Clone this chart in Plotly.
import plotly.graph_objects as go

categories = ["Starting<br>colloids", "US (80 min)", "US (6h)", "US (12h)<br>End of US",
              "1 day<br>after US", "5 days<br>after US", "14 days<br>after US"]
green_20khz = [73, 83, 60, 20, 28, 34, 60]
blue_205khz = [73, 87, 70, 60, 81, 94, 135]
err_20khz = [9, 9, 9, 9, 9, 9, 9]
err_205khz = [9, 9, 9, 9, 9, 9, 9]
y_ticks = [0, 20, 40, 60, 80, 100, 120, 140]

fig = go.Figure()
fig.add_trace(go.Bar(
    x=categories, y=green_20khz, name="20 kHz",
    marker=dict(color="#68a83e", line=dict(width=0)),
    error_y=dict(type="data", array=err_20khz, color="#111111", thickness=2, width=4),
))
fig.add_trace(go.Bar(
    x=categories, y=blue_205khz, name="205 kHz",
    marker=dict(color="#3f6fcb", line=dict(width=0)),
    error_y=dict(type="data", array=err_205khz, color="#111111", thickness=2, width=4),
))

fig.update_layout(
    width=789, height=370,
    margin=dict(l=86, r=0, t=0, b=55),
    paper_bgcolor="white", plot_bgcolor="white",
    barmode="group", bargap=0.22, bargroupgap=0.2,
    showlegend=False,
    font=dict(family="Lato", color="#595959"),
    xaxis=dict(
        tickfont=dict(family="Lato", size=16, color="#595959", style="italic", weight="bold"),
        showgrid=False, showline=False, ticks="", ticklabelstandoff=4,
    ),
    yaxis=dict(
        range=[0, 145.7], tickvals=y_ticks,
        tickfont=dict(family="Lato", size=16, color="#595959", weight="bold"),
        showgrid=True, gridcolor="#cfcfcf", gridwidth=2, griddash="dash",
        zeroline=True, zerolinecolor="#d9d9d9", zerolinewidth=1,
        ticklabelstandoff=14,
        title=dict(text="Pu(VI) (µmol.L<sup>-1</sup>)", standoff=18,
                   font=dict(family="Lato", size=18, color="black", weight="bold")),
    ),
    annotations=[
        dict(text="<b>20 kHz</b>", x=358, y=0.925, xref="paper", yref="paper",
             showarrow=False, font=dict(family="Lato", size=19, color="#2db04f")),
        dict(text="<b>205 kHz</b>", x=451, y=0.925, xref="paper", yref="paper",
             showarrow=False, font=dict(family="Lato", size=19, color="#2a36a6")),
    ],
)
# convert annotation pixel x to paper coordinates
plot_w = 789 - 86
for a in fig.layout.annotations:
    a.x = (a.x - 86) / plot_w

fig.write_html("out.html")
- - -
• _EXERCISE DIRECTIONS_
From the opening line of the data above through the line that contains "y_ticks = [0, 20, 40, 60, 80, 100, 120, 140]", please print each line as it stands and only those lines.

• _FULL RESPONSE_
Clone this chart in Plotly.
import plotly.graph_objects as go

categories = ["Starting<br>colloids", "US (80 min)", "US (6h)", "US (12h)<br>End of US",
              "1 day<br>after US", "5 days<br>after US", "14 days<br>after US"]
green_20khz = [73, 83, 60, 20, 28, 34, 60]
blue_205khz = [73, 87, 70, 60, 81, 94, 135]
err_20khz = [9, 9, 9, 9, 9, 9, 9]
err_205khz = [9, 9, 9, 9, 9, 9, 9]
y_ticks = [0, 20, 40, 60, 80, 100, 120, 140]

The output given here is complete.